_PROBLEM_
Print, exactly and with both ends included, the lines below that run from the one containing "Reproduce this chart with Apache ECharts." to the one containing "const FS = 18;". Pictures are omitted.

_INFORMATION GIVEN_
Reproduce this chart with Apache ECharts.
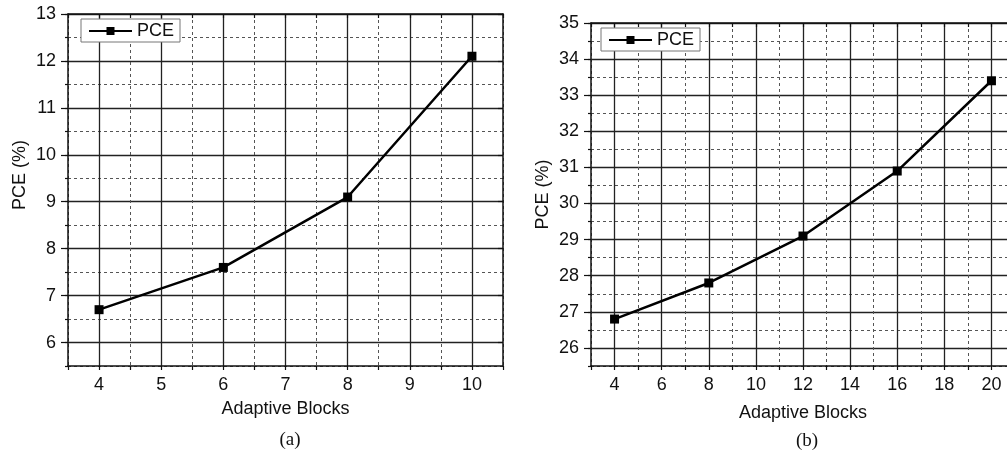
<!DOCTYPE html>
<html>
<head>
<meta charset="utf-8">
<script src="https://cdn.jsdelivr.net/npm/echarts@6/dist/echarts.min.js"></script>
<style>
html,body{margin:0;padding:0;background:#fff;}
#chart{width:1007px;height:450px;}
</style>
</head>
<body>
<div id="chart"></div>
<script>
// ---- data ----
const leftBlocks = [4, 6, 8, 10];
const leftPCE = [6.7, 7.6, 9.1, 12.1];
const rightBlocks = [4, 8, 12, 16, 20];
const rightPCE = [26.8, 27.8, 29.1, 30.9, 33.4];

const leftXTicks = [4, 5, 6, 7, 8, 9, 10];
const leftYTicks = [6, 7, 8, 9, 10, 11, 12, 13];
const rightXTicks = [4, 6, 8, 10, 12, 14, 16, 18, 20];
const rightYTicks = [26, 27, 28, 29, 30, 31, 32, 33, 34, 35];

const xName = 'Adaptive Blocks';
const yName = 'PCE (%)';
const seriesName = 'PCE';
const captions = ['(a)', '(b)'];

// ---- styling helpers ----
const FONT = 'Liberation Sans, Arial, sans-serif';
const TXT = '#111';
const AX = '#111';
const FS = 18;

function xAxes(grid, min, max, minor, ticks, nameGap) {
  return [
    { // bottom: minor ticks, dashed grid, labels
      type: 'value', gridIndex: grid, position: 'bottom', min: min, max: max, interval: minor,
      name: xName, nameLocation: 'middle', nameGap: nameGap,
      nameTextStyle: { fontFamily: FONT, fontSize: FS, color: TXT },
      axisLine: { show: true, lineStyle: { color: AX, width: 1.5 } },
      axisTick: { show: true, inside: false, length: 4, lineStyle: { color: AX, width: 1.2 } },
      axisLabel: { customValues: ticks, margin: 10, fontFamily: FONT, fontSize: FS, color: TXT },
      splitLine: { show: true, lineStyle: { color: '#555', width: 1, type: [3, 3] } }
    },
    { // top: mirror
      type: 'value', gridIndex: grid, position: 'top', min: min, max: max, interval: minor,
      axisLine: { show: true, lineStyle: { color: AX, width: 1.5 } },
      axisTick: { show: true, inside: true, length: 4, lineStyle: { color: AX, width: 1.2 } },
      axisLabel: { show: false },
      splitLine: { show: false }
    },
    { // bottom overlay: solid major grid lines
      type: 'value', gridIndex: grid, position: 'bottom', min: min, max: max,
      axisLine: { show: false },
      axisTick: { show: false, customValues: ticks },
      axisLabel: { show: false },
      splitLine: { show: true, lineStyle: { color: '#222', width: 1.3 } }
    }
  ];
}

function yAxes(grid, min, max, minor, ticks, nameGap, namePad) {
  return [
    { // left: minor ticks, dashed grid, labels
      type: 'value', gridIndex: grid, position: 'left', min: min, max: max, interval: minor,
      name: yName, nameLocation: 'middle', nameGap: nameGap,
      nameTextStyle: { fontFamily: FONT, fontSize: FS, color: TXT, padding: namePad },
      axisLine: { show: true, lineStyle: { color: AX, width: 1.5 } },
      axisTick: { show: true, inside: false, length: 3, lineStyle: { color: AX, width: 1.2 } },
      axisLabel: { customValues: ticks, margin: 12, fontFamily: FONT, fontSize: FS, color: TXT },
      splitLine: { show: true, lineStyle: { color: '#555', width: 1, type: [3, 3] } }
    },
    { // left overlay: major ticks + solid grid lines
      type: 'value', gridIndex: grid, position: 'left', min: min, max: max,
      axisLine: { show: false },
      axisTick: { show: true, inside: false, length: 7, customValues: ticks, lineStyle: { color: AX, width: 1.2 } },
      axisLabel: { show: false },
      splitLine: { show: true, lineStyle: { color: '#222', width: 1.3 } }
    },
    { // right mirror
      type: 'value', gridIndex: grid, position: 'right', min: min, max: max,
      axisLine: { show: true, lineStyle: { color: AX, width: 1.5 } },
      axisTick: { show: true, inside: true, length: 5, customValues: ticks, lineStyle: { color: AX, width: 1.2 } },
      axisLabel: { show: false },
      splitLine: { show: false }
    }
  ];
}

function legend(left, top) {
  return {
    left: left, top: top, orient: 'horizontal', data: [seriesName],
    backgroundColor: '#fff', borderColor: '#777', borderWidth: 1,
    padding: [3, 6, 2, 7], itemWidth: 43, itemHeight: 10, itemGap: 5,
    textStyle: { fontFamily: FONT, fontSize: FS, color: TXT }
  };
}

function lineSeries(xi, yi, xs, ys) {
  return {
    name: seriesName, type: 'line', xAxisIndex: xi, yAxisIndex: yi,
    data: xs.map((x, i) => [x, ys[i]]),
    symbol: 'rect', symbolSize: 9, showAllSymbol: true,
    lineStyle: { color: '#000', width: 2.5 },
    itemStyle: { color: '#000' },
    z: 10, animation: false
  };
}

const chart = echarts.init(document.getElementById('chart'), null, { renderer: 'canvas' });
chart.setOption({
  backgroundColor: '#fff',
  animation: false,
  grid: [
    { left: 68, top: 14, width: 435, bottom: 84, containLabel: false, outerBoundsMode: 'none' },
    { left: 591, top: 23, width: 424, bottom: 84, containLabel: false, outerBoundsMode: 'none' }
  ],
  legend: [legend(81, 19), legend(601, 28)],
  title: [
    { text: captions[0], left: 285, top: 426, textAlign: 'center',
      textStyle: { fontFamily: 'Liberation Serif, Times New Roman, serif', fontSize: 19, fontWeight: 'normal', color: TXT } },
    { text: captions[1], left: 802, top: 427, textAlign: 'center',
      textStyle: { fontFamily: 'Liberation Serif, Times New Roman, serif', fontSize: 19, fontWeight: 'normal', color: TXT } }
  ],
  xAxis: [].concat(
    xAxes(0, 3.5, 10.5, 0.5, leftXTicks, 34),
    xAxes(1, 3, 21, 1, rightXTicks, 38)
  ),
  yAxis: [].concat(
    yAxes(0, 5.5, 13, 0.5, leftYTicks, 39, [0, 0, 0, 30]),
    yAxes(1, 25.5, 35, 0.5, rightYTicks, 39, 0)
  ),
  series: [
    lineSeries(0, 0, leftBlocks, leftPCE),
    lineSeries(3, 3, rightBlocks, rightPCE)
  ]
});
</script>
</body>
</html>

--

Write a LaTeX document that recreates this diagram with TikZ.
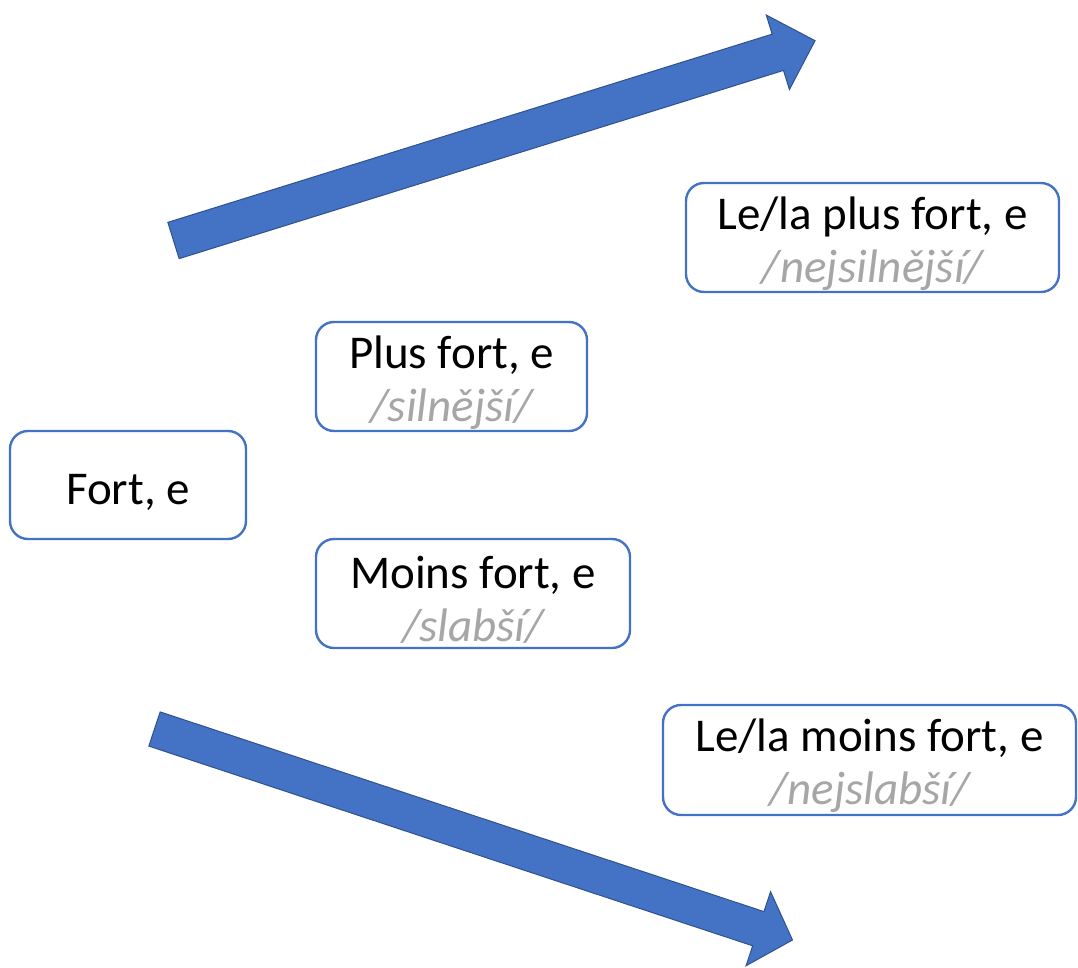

...

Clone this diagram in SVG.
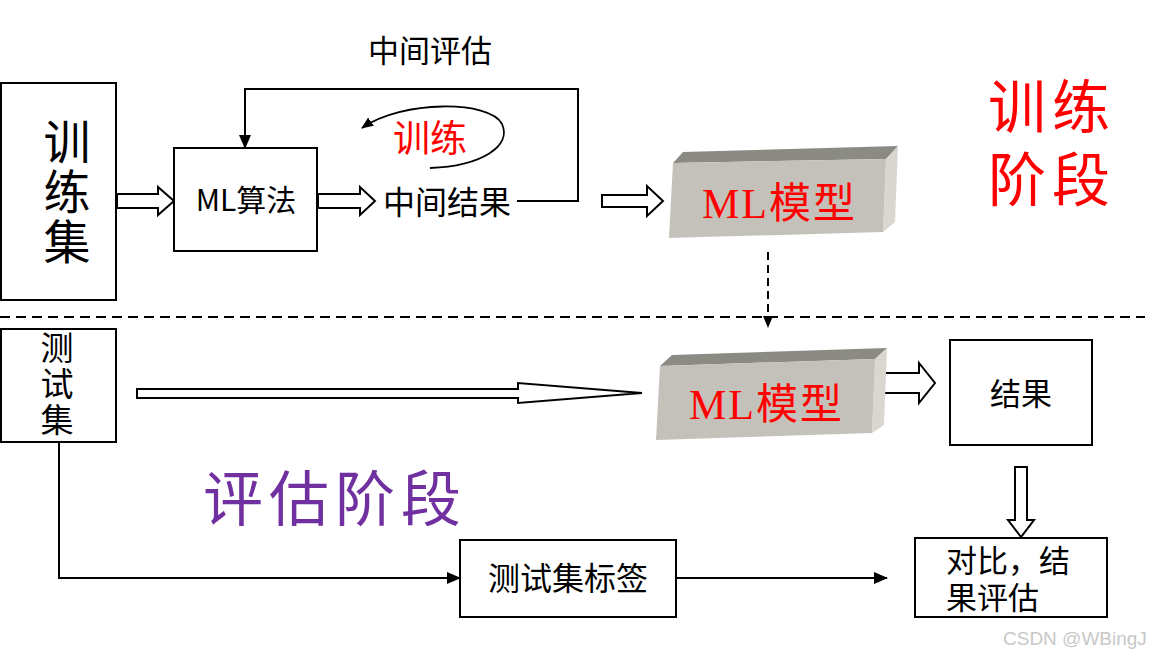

_FULL ANSWER_
Reproduce this chart with Apache ECharts.
<!DOCTYPE html>
<html>
<head>
<meta charset="utf-8">
<script src="https://cdn.jsdelivr.net/npm/echarts@6/dist/echarts.min.js"></script>
<style>
html,body{margin:0;padding:0;background:#fff;}
#chart{width:1007px;height:450px;}
</style>
</head>
<body>
<div id="chart"></div>
<script>
// ---- data ----
const leftBlocks = [4, 6, 8, 10];
const leftPCE = [6.7, 7.6, 9.1, 12.1];
const rightBlocks = [4, 8, 12, 16, 20];
const rightPCE = [26.8, 27.8, 29.1, 30.9, 33.4];

const leftXTicks = [4, 5, 6, 7, 8, 9, 10];
const leftYTicks = [6, 7, 8, 9, 10, 11, 12, 13];
const rightXTicks = [4, 6, 8, 10, 12, 14, 16, 18, 20];
const rightYTicks = [26, 27, 28, 29, 30, 31, 32, 33, 34, 35];

const xName = 'Adaptive Blocks';
const yName = 'PCE (%)';
const seriesName = 'PCE';
const captions = ['(a)', '(b)'];

// ---- styling helpers ----
const FONT = 'Liberation Sans, Arial, sans-serif';
const TXT = '#111';
const AX = '#111';
const FS = 18;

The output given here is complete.